The point of all this is that, if the Hamiltonian is invariant under the transformations 7 and 8 then the variable ${g}$ is conserved (that is, doesn’t change with time). ${g}$ is called the generator of the transformation. We can verify this by using the chain rule to calculate the variation in ${H}$:

 $\displaystyle \delta H$ $\displaystyle =$ $\displaystyle \frac{\partial H}{\partial q_{i}}\delta q_{i}+\frac{\partial H}{\partial p_{i}}\delta p_{i}\ \ \ \ \ (26)$ $\displaystyle$ $\displaystyle =$ $\displaystyle \epsilon\left[\frac{\partial H}{\partial q_{i}}\frac{\partial g}{\partial p_{i}}-\frac{\partial H}{\partial p_{i}}\frac{\partial g}{\partial q_{i}}\right]\ \ \ \ \ (27)$ $\displaystyle$ $\displaystyle =$ $\displaystyle \epsilon\left\{ H,g\right\} \ \ \ \ \ (28)$

Since ${H}$ is invariant, we must have ${\delta H=0}$, so

$\displaystyle \left\{ H,g\right\} =0 \ \ \ \ \ (29)$

However, this is the condition for ${g}$ to be conserved. QED.

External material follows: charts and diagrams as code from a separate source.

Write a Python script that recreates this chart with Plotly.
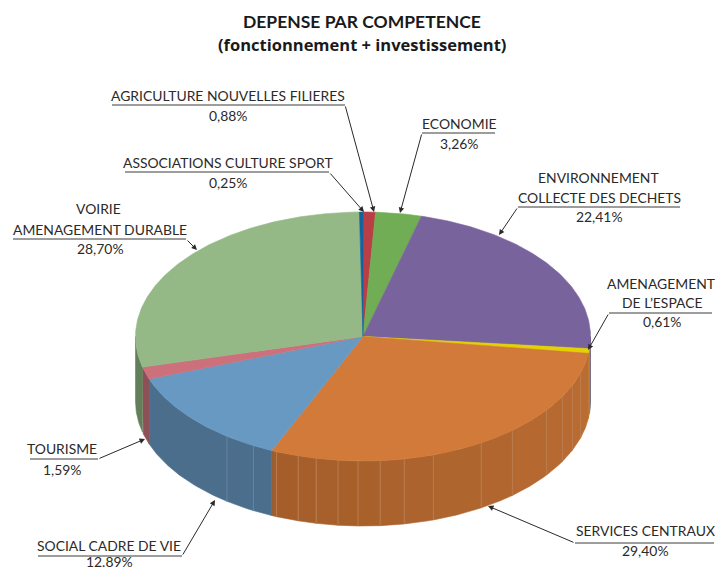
import numpy as np
import plotly.graph_objects as go

# ---- data (clockwise from 12 o'clock) ----
categories = ["AGRICULTURE NOUVELLES FILIERES", "ECONOMIE", "ENVIRONNEMENT COLLECTE DES DECHETS",
              "AMENAGEMENT DE L'ESPACE", "SERVICES CENTRAUX", "SOCIAL CADRE DE VIE",
              "TOURISME", "VOIRIE AMENAGEMENT DURABLE", "ASSOCIATIONS CULTURE SPORT"]
values = [0.88, 3.26, 22.41, 0.61, 29.40, 12.89, 1.59, 28.70, 0.25]
pct_text = ["0,88%", "3,26%", "22,41%", "0,61%", "29,40%", "12.89%", "1,59%", "28,70%", "0,25%"]
top_colors = ["#B83F46", "#70AD55", "#78639C", "#E4D200", "#D27A39", "#6899C3", "#CC707C", "#94B986", "#14639F"]
side_colors = ["#8A3035", "#54823F", "#5A4A75", "#A89C00", "#AE642E", "#4B6E8D", "#8F4F57", "#637F5A", "#0F4A77"]
# cumulative-percent positions of the facet lines on the rim
facet_orange = [29.7, 31.4, 33.0, 35.05, 38.6, 41.3, 45.0, 47.1, 48.8, 50.35, 51.75, 53.3, 54.6, 56.2]
facet_blue = [58.0, 60.2]

# ---- geometry of the drawing ----
W, H = 727, 569
cx, cy, rx, ry, depth = 363, 336.5, 227.5, 124.5, 65
total = sum(values)
edges = np.concatenate([[0], np.cumsum(values)]) / total * 100


def arc(p0, p1, dy=0.0, n=None):
    n = n or max(3, int(abs(p1 - p0) * 6))
    t = np.linspace(p0, p1, n) / 100 * 2 * np.pi
    return cx + rx * np.sin(t), cy - ry * np.cos(t) + dy


def mix(a, b, f):
    ca = [int(a[i:i + 2], 16) for i in (1, 3, 5)]
    cb = [int(b[i:i + 2], 16) for i in (1, 3, 5)]
    return "#%02X%02X%02X" % tuple(round(x + (y - x) * f) for x, y in zip(ca, cb))


fig = go.Figure()


def poly(xs, ys, color, name):
    fig.add_trace(go.Scatter(x=xs, y=ys, fill="toself", fillcolor=color, mode="lines",
                             line=dict(color=color, width=0.6), hoverinfo="skip",
                             name=name, showlegend=False))


def strip(p0, p1, color, name):
    x0, y0 = arc(p0, p1)
    x1, y1 = arc(p1, p0, depth)
    poly(np.r_[x0, x1, x0[0]], np.r_[y0, y1, y0[0]], color, name)


# side wall, only the part facing the viewer (25% .. 75%)
for i, name in enumerate(categories):
    a, b = max(edges[i], 25), min(edges[i + 1], 75)
    if a >= b:
        continue
    cuts = [a, b]
    if i == 4:
        cuts = [a] + facet_orange + [b]
    if i == 5:
        cuts = [a] + facet_blue + [b]
    for j in range(len(cuts) - 1):
        col = side_colors[i]
        if i == 4:
            f = (cuts[j] - a) / (b - a)
            col = mix("#BB6C33", "#A35D29", f)
        strip(cuts[j], cuts[j + 1], col, name)
    for c in cuts[1:-1]:
        xt, yt = arc(c, c, 0, 2)
        light = mix(side_colors[i], "#FFFFFF", 0.16)
        fig.add_trace(go.Scatter(x=[xt[0], xt[0]], y=[yt[0], yt[0] + depth], mode="lines",
                                 line=dict(color=light, width=1), hoverinfo="skip", showlegend=False))

# top face
for i, name in enumerate(categories):
    x0, y0 = arc(edges[i], edges[i + 1])
    poly(np.r_[cx, x0, cx], np.r_[cy, y0, cy], top_colors[i], name)

# ---- labels ----
FONT = "Lato"
TXT = "#2B2A29"
labels = [
    ("AGRICULTURE NOUVELLES FILIERES", 228, 95), (pct_text[0], 228, 115),
    ("ASSOCIATIONS CULTURE SPORT", 228, 162), (pct_text[8], 228, 182),
    ("ECONOMIE", 459, 123), (pct_text[1], 459, 143),
    ("ENVIRONNEMENT", 598, 177), ("COLLECTE DES DECHETS", 599, 197), (pct_text[2], 599, 216),
    ("AMENAGEMENT", 661, 283), ("DE L\u2019ESPACE", 662, 302), (pct_text[3], 662, 321),
    ("VOIRIE", 98, 208), ("AMENAGEMENT DURABLE", 100, 229), (pct_text[7], 100, 248),
    ("TOURISME", 62, 448), (pct_text[6], 62, 469),
    ("SOCIAL CADRE DE VIE", 109, 545), (pct_text[5], 109, 561.5),
    ("SERVICES CENTRAUX", 645, 530), (pct_text[4], 645, 550),
]
ann = [dict(x=x, y=y, text=t, showarrow=False, xanchor="center", yanchor="middle",
            font=dict(family=FONT, size=13.9, color=TXT)) for t, x, y in labels]
ann += [dict(x=362, y=21, text="DEPENSE PAR COMPETENCE", showarrow=False,
             font=dict(family=FONT, size=17.5, color="#1A1A1A", weight="bold")),
        dict(x=362, y=44, text="(fonctionnement + investissement)", showarrow=False,
             font=dict(family="Open Sans", size=16.5, color="#1A1A1A", weight="bold"))]

# underline (x0, x1, y) with leader start side and arrow tip
leaders = [
    (112, 345, 105, 345, 374, 212),
    (125, 329, 172, 329, 364, 212),
    (422, 495, 133, 422, 400, 213),
    (518, 680, 207, 518, 499, 235),
    (609, 712, 313, 609, 588, 350),
    (13, 186, 239, 186, 197, 250),
    (30, 98, 459, 98, 145, 439),
    (38, 182, 556, 182, 215, 500),
    (575, 714, 543, 575, 488, 506),
]
shapes = []
for x0, x1, y, xs, xt, yt in leaders:
    shapes.append(dict(type="line", x0=x0, x1=x1, y0=y, y1=y, xref="x", yref="y",
                       line=dict(color="#3A3A3A", width=1)))
    ann.append(dict(x=xt, y=yt, ax=xs, ay=y, axref="x", ayref="y", xref="x", yref="y", text="",
                    showarrow=True, arrowhead=2, arrowsize=1.1, arrowwidth=1, arrowcolor="#2B2A29"))

fig.update_layout(
    width=W, height=H, margin=dict(l=0, r=0, t=0, b=0),
    paper_bgcolor="white", plot_bgcolor="white", showlegend=False,
    xaxis=dict(range=[0, W], visible=False, fixedrange=True),
    yaxis=dict(range=[H, 0], visible=False, fixedrange=True),
    annotations=ann, shapes=shapes,
)
fig.write_html("out.html", config={"displayModeBar": False},
               post_script="document.body.style.margin='0';document.body.style.overflow='hidden';")
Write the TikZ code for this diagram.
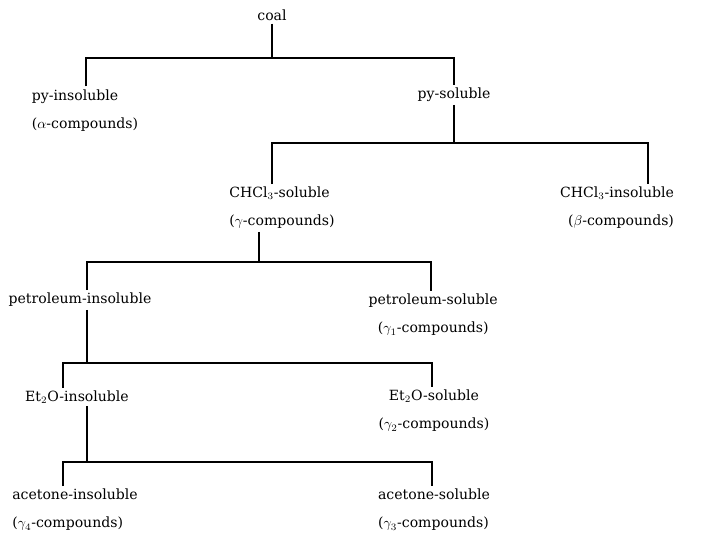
\documentclass[tikz,border=0pt]{standalone}
\usepackage{fontspec}
\setmainfont{DejaVu Serif}
\usepackage{tikz}
\tikzstyle{fr}=[inner sep=2pt,font=\fontsize{10}{12}\selectfont]
\tikzstyle{frl}=[fr,align=left]
\tikzstyle{frc}=[fr,align=center]
\tikzstyle{frr}=[fr,align=right]
\tikzstyle{link}=[line width=1pt]

\begin{document}
\begin{tikzpicture}
            \useasboundingbox (0,0) rectangle (17.6,-13.3);
            % fractions
            \node[fr] (coal) at (6.8, -0.375) {coal};
            \node[frl] (pyins) at (2.125, -2.76) {py-insoluble\\[8pt]($\alpha$-compounds)};
            \node[fr] (pysol) at (11.35, -2.375) {py-soluble};
            \node[frl] (chsol) at (7.05, -5.2) {CHCl$_3$-soluble\\[8pt]($\gamma$-compounds)};
            \node[frr] (chins) at (15.425, -5.2) {CHCl$_3$-insoluble\\[8pt]($\beta$-compounds)};
            \node[fr] (petins) at (2.0, -7.5) {petroleum-insoluble};
            \node[frc] (petsol) at (10.83, -7.875) {petroleum-soluble\\[8pt]($\gamma_1$-compounds)};
            \node[fr] (etins) at (1.925, -9.925) {Et$_2$O-insoluble};
            \node[frc] (etsol) at (10.85, -10.275) {Et$_2$O-soluble\\[8pt]($\gamma_2$-compounds)};
            \node[frl] (acins) at (1.875, -12.75) {acetone-insoluble\\[8pt]($\gamma_4$-compounds)};
            \node[frl] (acsol) at (10.85, -12.75) {acetone-soluble\\[8pt]($\gamma_3$-compounds)};

            % bar ends and stems
            \coordinate (b1l) at (2.15, -1.45);
            \coordinate (b1m) at (6.8, -1.45);
            \coordinate (b1r) at (11.35, -1.45);
            \coordinate (b2l) at (6.8, -3.575);
            \coordinate (b2m) at (11.35, -3.575);
            \coordinate (b2r) at (16.2, -3.575);
            \coordinate (b3l) at (2.175, -6.55);
            \coordinate (b3m) at (6.475, -6.55);
            \coordinate (b3r) at (10.775, -6.55);
            \coordinate (b4l) at (1.575, -9.075);
            \coordinate (b4m) at (2.175, -9.075);
            \coordinate (b4r) at (10.8, -9.075);
            \coordinate (b5l) at (1.575, -11.55);
            \coordinate (b5m) at (2.175, -11.55);
            \coordinate (b5r) at (10.8, -11.55);

            \draw[link] (b1m |- coal.south) -- (b1m);
            \draw[link] (pyins.north -| b1l) -- (b1l) -- (b1r) -- (pysol.north -| b1r);

            \draw[link] (b2m |- pysol.south) -- (b2m);
            \draw[link] (chsol.north -| b2l) -- (b2l) -- (b2r) -- (chins.north -| b2r);

            \draw[link] (b3m |- chsol.south) -- (b3m);
            \draw[link] (petins.north -| b3l) -- (b3l) -- (b3r) -- (petsol.north -| b3r);

            \draw[link] (b4m |- petins.south) -- (b4m);
            \draw[link] (etins.north -| b4l) -- (b4l) -- (b4r) -- (etsol.north -| b4r);

            \draw[link] (b5m |- etins.south) -- (b5m);
            \draw[link] (acins.north -| b5l) -- (b5l) -- (b5r) -- (acsol.north -| b5r);
        \end{tikzpicture}
\end{document}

Example Suppose we have a two particle system moving in one dimension, with positions ${q_{1},q_{2}}$ and momenta ${p_{1},p_{2}}$. If we take

$\displaystyle g=p_{1}+p_{2} \ \ \ \ \ (30)$

we get

 $\displaystyle \delta q_{i}$ $\displaystyle =$ $\displaystyle \epsilon\frac{\partial g}{\partial p_{i}}=\epsilon\ \ \ \ \ (31)$ $\displaystyle \delta p_{i}$ $\displaystyle =$ $\displaystyle -\epsilon\frac{\partial g}{\partial q_{i}}=0 \ \ \ \ \ (32)$

That is, each particle gets shifted by the same amount ${\epsilon}$ but the momentum of each particle remains unchanged. Thus the total momentum is the generator of infinitesimal translations. The physical interpretation of this is that, since the momentum of each particle is conserved, the total kinetic energy

$\displaystyle T=\frac{p_{1}^{2}}{2m_{1}}+\frac{p_{2}^{2}}{2m_{2}} \ \ \ \ \ (33)$

remains unchanged. Since the total energy is invariant, the total potential energy of the system is unaffected by a translation, which means that there is no external force on the system.